W swoich pierwszych rozgrywkach, Hajrić notował przeciętnie 4,9 punktu i 3,8 zbiórki w zaledwie 12 minut spędzanych na parkiecie, co doskonale potwierdza jego wcześniejsze słowa. Z każdym kolejnym rokiem Bośniak coraz częściej pojawiał się na placu gry i w sezonie 2006/2007 grał już prawie dwie kwarty, zdobywając średnio 7,7 punktu i 4,3 zbiórki. Tym samym, koszykarz był kluczowym rezerwowym pomagającym drużynie nie tylko w obronie, ale i ataku. - Przez ten czas spędzony we Włocławku rozwinąłem się niesamowicie i czułem, że mogę grać solidnie nie tylko w obronie, ale i w ataku. A przecież zaczynałem jako zawodnik typowo defensywny - dodaje Hajrić.
Po trzyletniej przygodzie z Anwilem, skrzydłowy przeniósł się do Polpaku Świecie, lecz w tym zespole spędził ledwie 15 meczów i powrócił do swojej ojczyzny. Tam reprezentował barwy Bosni Telecom Sarajewo, z którą zdobył m.in. mistrzostwo Bośni i Hercegowiny, a także dwa puchary tego kraju. W sezonie 2009/2010 zdobywał średnio 7,6 punktu i 3,9 zbiórki. Obecne rozgrywki koszykarz rozpoczął w zespole Mostar Zrinjski, gdzie w ostatnim czasie skończył mu się trzymiesięczny kontrakt - przeciętnie rzucał 15,5 punktu i zbierał 6 piłek.
- W ostatnim czasie miałem wiele problemów z mniejszymi kontuzjami i dlatego przeniosłem się do drużyny Mostar.

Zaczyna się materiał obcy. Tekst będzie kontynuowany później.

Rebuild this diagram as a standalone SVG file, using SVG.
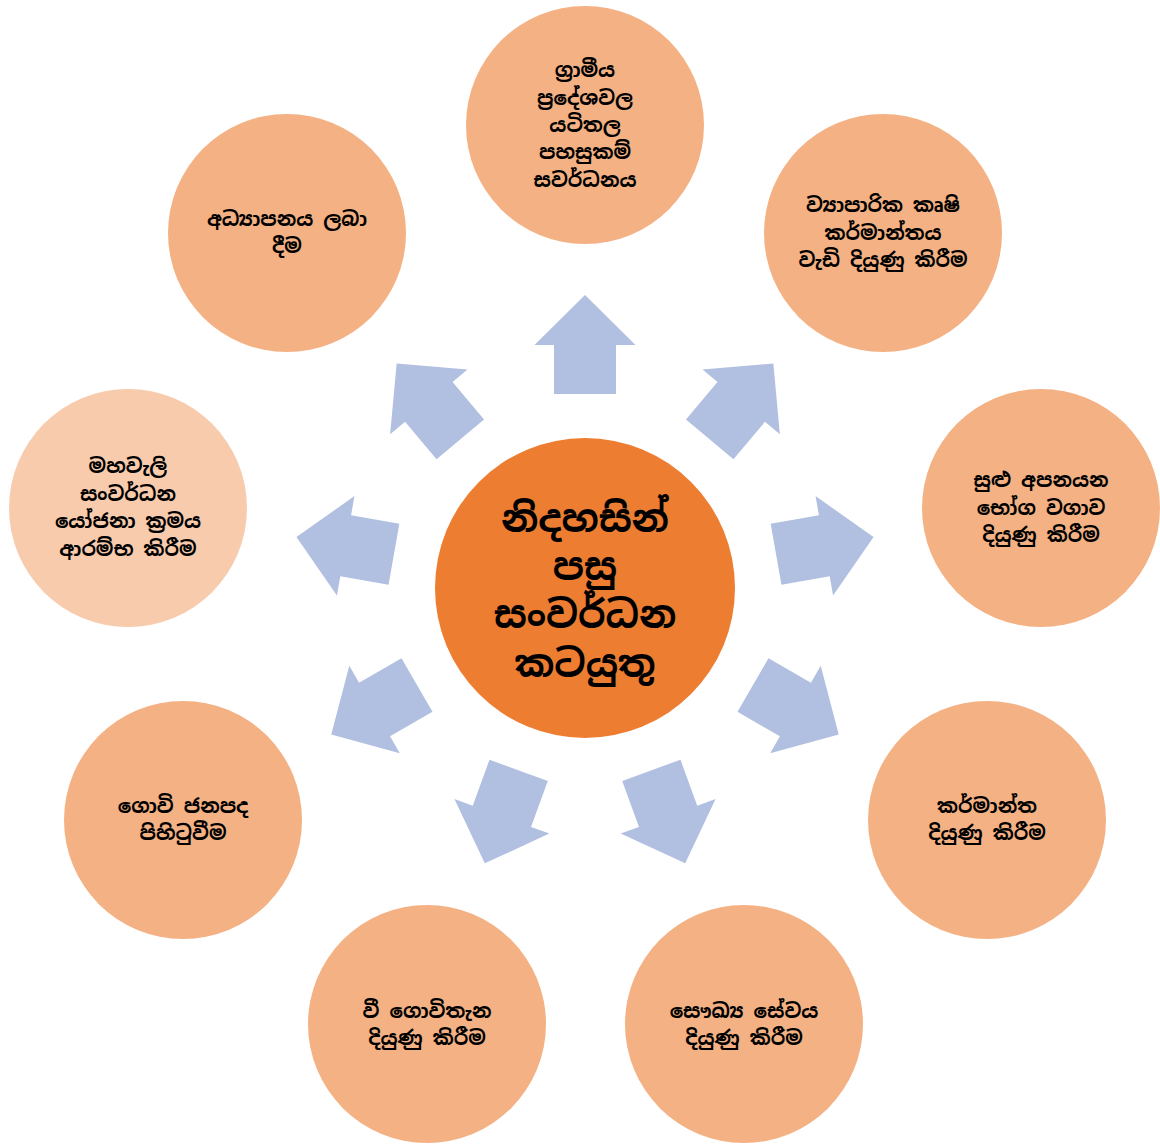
<svg xmlns="http://www.w3.org/2000/svg" width="1160" height="1144" viewBox="0 0 1160 1144">
<style>
.n{fill:#F4B183;}
.nl{fill:#F8CBAD;}
.c{fill:#ED7D31;}
.t{font-family:"Noto Sans Sinhala","Noto Sans","DejaVu Sans",sans-serif;font-size:20px;font-weight:bold;fill:#000;text-anchor:middle;dominant-baseline:central;}
.tc{font-family:"Noto Sans Sinhala","Noto Sans","DejaVu Sans",sans-serif;font-size:38px;font-weight:bold;fill:#000;text-anchor:middle;dominant-baseline:central;}
.a{fill:#B1BFE0;}
</style>
<defs>
<path id="arr" d="M194,-31 L243,-31 L243,-50.5 L293,0 L243,50.5 L243,31 L194,31 Z"/>
</defs>
<g id="connectors" class="a">
<use href="#arr" transform="translate(585,588) rotate(-90)"/>
<use href="#arr" transform="translate(585,588) rotate(-50)"/>
<use href="#arr" transform="translate(585,588) rotate(-10)"/>
<use href="#arr" transform="translate(585,588) rotate(30)"/>
<use href="#arr" transform="translate(585,588) rotate(70)"/>
<use href="#arr" transform="translate(585,588) rotate(110)"/>
<use href="#arr" transform="translate(585,588) rotate(150)"/>
<use href="#arr" transform="translate(585,588) rotate(190)"/>
<use href="#arr" transform="translate(585,588) rotate(230)"/>
</g>
<g id="center">
<circle class="c" cx="585" cy="588" r="150"/>
<text class="tc" x="585" y="518">නිදහසින්</text>
<text class="tc" x="585" y="566">පසු</text>
<text class="tc" x="585" y="614">සංවර්ධන</text>
<text class="tc" x="585" y="663">කටයුතු</text>
</g>
<g id="n-top">
<circle class="n" cx="585" cy="125" r="119"/>
<text class="t" x="585" y="70">ග්‍රාමීය</text>
<text class="t" x="585" y="98">ප්‍රදේශවල</text>
<text class="t" x="585" y="125">යටිතල</text>
<text class="t" x="585" y="152">පහසුකම්</text>
<text class="t" x="585" y="180">සවර්ධනය</text>
</g>
<g id="n-topright">
<circle class="n" cx="883" cy="233" r="119"/>
<text class="t" x="883" y="205">ව්‍යාපාරික කෘෂි</text>
<text class="t" x="883" y="233">කර්මාන්තය</text>
<text class="t" x="883" y="260">වැඩි දියුණු කිරීම</text>
</g>
<g id="n-right">
<circle class="n" cx="1041" cy="508" r="119"/>
<text class="t" x="1041" y="480">සුළු අපනයන</text>
<text class="t" x="1041" y="508">භෝග වගාව</text>
<text class="t" x="1041" y="535">දියුණු කිරීම</text>
</g>
<g id="n-bottomright">
<circle class="n" cx="987" cy="820" r="119"/>
<text class="t" x="987" y="806">කර්මාන්ත</text>
<text class="t" x="987" y="833">දියුණු කිරීම</text>
</g>
<g id="n-bottom2">
<circle class="n" cx="744" cy="1024" r="119"/>
<text class="t" x="744" y="1011">සෞඛ්‍ය සේවය</text>
<text class="t" x="744" y="1038">දියුණු කිරීම</text>
</g>
<g id="n-bottom1">
<circle class="n" cx="427" cy="1024" r="119"/>
<text class="t" x="427" y="1011">වී ගොවිතැන</text>
<text class="t" x="427" y="1038">දියුණු කිරීම</text>
</g>
<g id="n-bottomleft">
<circle class="n" cx="183" cy="820" r="119"/>
<text class="t" x="183" y="806">ගොවි ජනපද</text>
<text class="t" x="183" y="833">පිහිටුවීම</text>
</g>
<g id="n-left">
<circle class="nl" cx="128" cy="508" r="119"/>
<text class="t" x="128" y="466">මහවැලි</text>
<text class="t" x="128" y="494">සංවර්ධන</text>
<text class="t" x="128" y="521">යෝජනා ක්‍රමය</text>
<text class="t" x="128" y="549">ආරම්භ කිරීම</text>
</g>
<g id="n-topleft">
<circle class="n" cx="287" cy="233" r="119"/>
<text class="t" x="287" y="219">අධ්‍යාපනය ලබා</text>
<text class="t" x="287" y="246">දීම</text>
</g>
</svg>
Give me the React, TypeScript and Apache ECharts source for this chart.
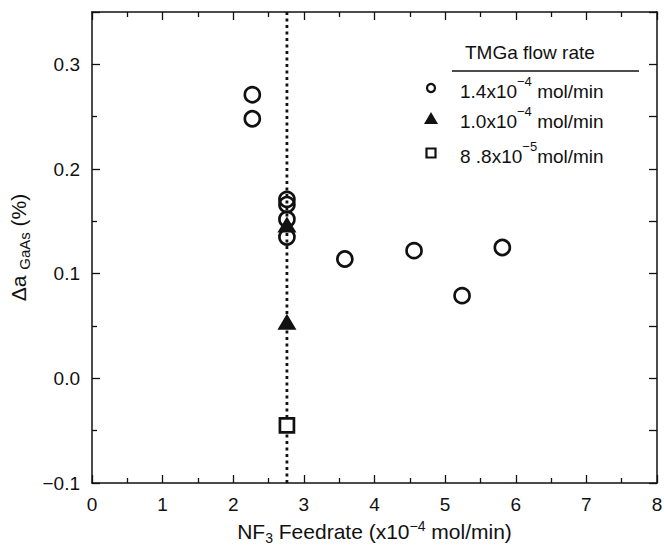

Tam podpisałem krótki kontrakt, bo liczyłem, że po kilku tygodniach solidnej gry dostanę szansę na grę w lepszym klubie. Dlatego jednocześnie starałem się grać najlepiej, jak potrafię i utrzymywać formę - tłumaczy Hajrić swoje niedawne decyzje.
28-letni Bośniak kojarzony jest z gry w Hali Mistrzów na pozycji głównie silnego skrzydłowego. Do rzadkości należały chwile, kiedy Hajrić walczył na parkiecie jako środkowy. - W ostatnich sezonach również ustawiany byłem na tych dwóch pozycjach, lecz z większą wymiennością tych pozycji. Jeśli trener chciał grać niską piątką, to wychodziłem jako center, a gdy potrzebował centymetrów - wówczas wybiegałem jako silny skrzydłowy - opowiada najnowszy nabytek Anwilu Włocławek.
Hajrić został sprowadzony do Włocławka by poprawić grę drużyny, zwłaszcza pod koszem. Anwil przegrał bowiem aż pięć ostatnich spotkań, a głównym problemem w tych pojedynkach były straty w ataku oraz słabo zbierane piłki. Bośniak oglądał ostatni mecz drużyny przeciwko Asseco Prokomowi Gdynia i ma już plan, jak pomóc zespołowi. - Anwilowi czegoś brakuje. Być może chodzi o jakąś wywalczoną piłkę, jakąś dobrze postawioną zasłonę czy solidną defensywę. W tym jestem dobry i mogę pomóc zespołowi - twierdzi gracz z Bałkanów, dodając po chwili - Mam wrażenie, że umiejętności w drużynie są wielkie, tylko teraz musimy przełożyć postawę z treningów na mecz. Być może problem leży w naszych głowach i jeśli wreszcie zagramy dobre spotkanie, odblokujemy się.